The Doha Development Agenda (DDA) was launched in 2001 with the promise that this round of multilateral trade negotiations would
place “development” at its core. Twenty-plus years later, the Doha Round is paralysed and the development rhetoric rings hollow.
This paper re-examines the entire DDA as if development really mattered—treating development not as a diplomatic garnish but as a
measurable improvement in the capabilities, policy space, and structural transformation opportunities of low- and lower-middle-
income countries. Using a mixed-methods approach that combines computable general-equilibrium modelling, disaggregated trade-
flow analysis, and 127 semi-structured interviews with trade negotiators, firm managers, and smallholder organisations in Africa, Asia
and Latin America, we show that the modalities on agriculture, non-agricultural market access (NAMA), services, and rules have, in
aggregate, generated welfare gains that accrue overwhelmingly to the Quad (US, EU, Japan, Canada) and the large emerging
economies, while the majority of least-developed countries (LDCs) face net losses in real income, employment, and fiscal space.
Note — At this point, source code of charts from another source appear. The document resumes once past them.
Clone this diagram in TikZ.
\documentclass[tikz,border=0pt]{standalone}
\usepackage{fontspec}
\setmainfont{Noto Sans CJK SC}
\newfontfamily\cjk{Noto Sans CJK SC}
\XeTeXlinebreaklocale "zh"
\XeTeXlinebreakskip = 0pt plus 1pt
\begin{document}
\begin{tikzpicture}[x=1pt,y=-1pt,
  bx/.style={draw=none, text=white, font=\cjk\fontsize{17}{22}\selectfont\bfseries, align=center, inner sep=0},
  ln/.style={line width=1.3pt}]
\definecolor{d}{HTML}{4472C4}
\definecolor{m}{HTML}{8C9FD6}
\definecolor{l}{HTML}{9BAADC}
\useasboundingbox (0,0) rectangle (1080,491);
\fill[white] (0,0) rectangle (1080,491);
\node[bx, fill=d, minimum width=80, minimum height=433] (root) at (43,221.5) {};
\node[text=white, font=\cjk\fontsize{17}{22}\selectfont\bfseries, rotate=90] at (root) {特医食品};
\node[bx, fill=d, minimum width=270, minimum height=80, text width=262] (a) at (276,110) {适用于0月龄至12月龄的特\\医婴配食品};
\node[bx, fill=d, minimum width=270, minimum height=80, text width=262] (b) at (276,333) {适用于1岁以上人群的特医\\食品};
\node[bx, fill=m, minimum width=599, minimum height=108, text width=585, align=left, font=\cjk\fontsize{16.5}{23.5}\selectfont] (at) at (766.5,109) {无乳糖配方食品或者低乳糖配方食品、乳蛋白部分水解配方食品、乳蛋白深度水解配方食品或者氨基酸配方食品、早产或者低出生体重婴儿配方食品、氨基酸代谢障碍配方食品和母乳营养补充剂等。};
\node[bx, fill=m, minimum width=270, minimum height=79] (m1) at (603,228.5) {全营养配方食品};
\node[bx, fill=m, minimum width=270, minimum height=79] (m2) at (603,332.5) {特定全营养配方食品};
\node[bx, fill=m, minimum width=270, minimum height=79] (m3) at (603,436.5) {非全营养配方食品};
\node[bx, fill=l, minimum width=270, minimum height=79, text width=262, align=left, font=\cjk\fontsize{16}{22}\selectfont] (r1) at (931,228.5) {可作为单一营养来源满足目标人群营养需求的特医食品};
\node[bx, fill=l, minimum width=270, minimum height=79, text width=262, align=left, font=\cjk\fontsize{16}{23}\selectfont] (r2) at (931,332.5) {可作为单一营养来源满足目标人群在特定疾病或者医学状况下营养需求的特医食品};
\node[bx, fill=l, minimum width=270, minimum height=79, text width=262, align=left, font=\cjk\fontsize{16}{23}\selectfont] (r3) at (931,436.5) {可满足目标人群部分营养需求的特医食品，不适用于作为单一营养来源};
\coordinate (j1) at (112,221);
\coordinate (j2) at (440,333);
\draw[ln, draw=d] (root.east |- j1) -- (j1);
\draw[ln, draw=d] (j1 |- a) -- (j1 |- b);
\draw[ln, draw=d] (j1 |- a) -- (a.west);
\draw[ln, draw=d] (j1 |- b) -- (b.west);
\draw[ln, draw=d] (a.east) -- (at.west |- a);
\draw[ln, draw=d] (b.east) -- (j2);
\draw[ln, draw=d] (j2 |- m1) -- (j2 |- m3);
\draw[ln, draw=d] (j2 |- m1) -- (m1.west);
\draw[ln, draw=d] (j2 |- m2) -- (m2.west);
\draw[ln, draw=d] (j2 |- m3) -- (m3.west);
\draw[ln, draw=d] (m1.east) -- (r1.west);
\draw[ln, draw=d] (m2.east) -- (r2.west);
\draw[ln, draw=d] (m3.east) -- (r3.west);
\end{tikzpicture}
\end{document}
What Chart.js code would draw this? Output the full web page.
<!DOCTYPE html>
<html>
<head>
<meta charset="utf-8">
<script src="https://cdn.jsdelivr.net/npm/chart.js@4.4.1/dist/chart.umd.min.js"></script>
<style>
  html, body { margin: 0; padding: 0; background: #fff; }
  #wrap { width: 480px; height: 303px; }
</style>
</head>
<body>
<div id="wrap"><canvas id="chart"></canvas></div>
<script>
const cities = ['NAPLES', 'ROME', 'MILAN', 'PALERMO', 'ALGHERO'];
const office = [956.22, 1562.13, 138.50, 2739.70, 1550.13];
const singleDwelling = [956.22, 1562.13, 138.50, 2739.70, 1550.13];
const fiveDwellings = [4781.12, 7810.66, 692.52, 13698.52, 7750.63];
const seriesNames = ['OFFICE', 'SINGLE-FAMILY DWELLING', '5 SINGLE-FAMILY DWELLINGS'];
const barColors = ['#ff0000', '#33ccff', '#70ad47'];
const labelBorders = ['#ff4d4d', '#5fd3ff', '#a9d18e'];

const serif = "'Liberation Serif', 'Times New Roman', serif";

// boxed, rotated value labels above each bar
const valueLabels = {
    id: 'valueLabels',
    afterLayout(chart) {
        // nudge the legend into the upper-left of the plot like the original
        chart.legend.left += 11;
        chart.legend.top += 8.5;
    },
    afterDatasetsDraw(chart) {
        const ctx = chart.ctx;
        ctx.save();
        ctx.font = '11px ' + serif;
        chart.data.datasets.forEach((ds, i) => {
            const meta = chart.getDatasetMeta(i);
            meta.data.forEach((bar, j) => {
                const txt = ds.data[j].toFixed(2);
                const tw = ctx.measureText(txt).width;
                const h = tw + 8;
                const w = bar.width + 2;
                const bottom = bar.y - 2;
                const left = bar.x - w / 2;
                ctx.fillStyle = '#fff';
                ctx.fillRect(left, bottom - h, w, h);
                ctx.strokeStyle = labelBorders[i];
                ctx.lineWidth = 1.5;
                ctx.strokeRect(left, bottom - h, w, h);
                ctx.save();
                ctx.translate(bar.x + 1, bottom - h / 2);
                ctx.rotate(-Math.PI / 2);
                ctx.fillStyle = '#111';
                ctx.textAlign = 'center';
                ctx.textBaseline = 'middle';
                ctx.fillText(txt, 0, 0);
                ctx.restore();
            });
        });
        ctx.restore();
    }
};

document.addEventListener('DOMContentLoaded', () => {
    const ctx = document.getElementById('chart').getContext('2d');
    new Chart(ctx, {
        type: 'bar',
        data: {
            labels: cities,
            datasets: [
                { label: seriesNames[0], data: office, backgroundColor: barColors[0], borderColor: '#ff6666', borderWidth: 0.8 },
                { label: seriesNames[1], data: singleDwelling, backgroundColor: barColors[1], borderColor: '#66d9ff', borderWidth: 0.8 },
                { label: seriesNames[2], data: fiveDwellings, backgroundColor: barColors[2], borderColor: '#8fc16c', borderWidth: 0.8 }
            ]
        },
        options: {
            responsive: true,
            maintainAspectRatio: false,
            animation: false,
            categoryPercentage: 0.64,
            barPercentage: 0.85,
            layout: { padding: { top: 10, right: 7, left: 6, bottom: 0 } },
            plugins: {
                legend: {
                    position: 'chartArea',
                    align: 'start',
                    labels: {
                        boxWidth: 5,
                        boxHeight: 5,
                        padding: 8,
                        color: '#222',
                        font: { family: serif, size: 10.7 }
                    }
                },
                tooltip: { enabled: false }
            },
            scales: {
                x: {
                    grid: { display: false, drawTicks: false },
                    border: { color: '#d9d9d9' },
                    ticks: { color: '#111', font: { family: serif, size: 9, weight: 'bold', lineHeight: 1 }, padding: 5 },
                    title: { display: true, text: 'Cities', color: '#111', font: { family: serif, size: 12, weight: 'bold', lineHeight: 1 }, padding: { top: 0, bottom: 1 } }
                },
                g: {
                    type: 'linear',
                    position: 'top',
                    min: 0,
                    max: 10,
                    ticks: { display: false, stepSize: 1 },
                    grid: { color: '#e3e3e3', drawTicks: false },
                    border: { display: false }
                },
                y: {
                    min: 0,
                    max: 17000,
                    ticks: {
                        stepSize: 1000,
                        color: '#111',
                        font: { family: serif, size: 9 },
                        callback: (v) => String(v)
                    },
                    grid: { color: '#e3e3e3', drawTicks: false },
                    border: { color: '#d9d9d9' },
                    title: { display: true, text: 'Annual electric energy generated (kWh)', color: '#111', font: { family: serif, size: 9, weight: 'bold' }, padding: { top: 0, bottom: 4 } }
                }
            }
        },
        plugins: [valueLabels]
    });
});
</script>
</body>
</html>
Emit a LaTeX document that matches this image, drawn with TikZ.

The
paper then reconstructs the negotiating texts under counterfactual “development-centred” principles—full flexibility for infant-industry
promotion, elimination of tariff escalation on processed commodities, binding disciplines on developed-country domestic support, and
a multilateral competition framework that disciplines buyer power in global value chains. Simulations with the MIRAGE-e model
indicate that these alternative modalities would triple the aggregate gains to LDCs and halve global inequality compared with the
actual DDA draft schedules. We conclude with governance reforms that would embed a “development impact assessment” into every
future negotiating chapter, transforming trade rounds from mercantilist bargaining into instruments for shared prosperity.